- _Exercise prompt_
Look for the string "React" and copy every line that has it.

- _Dataset content_
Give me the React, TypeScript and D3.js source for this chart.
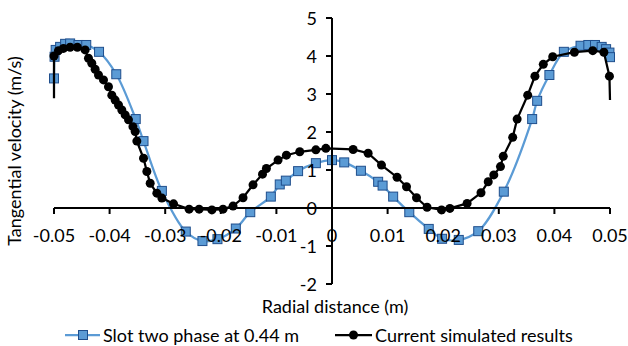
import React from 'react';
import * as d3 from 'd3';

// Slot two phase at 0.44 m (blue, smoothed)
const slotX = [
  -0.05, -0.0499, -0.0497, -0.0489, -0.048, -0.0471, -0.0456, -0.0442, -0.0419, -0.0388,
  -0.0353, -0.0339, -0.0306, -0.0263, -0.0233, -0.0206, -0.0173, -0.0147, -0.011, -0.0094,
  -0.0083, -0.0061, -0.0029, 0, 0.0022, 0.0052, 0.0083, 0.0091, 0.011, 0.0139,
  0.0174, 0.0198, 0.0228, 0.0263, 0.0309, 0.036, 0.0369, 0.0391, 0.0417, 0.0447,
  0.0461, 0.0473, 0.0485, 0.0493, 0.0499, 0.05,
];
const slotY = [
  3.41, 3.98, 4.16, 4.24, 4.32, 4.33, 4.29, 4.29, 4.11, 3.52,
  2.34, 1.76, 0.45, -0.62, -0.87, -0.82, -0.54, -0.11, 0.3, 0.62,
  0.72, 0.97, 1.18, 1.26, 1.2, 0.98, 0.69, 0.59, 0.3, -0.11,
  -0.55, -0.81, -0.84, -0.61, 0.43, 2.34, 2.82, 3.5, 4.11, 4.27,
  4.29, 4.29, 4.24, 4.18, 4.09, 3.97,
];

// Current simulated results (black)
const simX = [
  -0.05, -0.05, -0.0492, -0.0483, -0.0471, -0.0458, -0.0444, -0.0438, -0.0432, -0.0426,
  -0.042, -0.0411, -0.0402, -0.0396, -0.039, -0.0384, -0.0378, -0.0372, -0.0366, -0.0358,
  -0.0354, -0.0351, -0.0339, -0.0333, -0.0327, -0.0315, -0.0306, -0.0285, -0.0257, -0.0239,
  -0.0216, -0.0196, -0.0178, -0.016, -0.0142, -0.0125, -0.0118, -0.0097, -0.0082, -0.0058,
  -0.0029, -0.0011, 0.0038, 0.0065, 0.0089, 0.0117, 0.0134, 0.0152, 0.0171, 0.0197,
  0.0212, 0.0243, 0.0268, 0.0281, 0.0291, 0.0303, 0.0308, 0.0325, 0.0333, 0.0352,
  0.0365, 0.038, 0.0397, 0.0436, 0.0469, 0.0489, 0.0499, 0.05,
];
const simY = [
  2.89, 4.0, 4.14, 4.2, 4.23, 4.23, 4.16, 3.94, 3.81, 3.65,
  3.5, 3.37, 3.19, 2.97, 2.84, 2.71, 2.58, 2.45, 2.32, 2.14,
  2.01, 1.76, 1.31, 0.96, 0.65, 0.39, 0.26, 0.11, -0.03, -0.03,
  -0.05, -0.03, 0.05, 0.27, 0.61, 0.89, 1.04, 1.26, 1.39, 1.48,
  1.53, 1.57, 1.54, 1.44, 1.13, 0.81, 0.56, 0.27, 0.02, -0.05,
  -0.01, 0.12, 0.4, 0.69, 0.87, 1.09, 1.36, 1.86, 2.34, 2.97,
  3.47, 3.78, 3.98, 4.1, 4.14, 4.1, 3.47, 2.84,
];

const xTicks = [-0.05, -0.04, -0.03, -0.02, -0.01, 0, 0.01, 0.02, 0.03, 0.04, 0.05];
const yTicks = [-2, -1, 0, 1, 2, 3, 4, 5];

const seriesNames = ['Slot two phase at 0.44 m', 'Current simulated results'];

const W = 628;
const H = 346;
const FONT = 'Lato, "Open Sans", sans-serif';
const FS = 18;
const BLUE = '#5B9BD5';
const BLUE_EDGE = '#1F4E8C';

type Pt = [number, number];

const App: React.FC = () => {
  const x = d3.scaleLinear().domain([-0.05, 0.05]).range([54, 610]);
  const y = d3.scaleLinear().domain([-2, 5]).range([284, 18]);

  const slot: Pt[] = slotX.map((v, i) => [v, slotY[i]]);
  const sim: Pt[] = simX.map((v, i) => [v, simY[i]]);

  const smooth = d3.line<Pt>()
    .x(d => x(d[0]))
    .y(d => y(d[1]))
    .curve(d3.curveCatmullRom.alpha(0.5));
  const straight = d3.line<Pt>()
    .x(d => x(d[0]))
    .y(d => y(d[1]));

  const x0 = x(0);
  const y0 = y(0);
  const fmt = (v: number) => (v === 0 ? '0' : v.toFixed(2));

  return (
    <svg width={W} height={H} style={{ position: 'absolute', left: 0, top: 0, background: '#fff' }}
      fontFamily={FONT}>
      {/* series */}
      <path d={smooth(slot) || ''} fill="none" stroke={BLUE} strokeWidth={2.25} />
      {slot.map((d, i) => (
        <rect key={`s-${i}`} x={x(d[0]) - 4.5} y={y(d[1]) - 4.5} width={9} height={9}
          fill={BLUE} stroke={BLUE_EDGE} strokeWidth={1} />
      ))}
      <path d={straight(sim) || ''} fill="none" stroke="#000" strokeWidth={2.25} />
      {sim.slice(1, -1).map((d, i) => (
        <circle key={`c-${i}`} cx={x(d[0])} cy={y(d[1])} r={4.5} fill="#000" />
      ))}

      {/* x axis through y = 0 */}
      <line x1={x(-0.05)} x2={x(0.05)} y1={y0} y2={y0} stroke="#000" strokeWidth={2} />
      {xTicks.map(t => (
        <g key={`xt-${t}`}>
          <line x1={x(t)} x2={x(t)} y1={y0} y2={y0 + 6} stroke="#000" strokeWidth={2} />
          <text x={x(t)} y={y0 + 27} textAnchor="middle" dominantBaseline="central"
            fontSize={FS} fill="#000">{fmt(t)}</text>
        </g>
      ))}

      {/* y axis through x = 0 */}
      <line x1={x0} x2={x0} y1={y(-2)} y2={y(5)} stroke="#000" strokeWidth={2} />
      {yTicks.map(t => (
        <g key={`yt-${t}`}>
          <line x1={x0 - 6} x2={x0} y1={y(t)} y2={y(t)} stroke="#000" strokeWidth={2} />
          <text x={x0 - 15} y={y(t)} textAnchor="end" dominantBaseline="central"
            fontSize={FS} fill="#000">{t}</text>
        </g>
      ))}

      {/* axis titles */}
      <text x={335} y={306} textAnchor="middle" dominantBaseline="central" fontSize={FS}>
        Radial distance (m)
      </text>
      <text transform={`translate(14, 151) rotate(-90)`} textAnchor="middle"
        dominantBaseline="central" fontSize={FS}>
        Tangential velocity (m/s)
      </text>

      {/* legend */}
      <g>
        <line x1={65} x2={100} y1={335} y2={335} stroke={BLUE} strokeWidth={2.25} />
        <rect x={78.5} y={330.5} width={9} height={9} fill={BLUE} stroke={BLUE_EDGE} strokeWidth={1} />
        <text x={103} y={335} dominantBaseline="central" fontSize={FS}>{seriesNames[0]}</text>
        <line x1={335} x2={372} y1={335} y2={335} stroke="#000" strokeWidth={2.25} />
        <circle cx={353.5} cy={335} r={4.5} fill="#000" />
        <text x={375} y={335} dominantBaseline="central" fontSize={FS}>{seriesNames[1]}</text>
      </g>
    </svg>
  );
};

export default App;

- _Response to the task_
Give me the React, TypeScript and D3.js source for this chart.
import React from 'react';
const App: React.FC = () => {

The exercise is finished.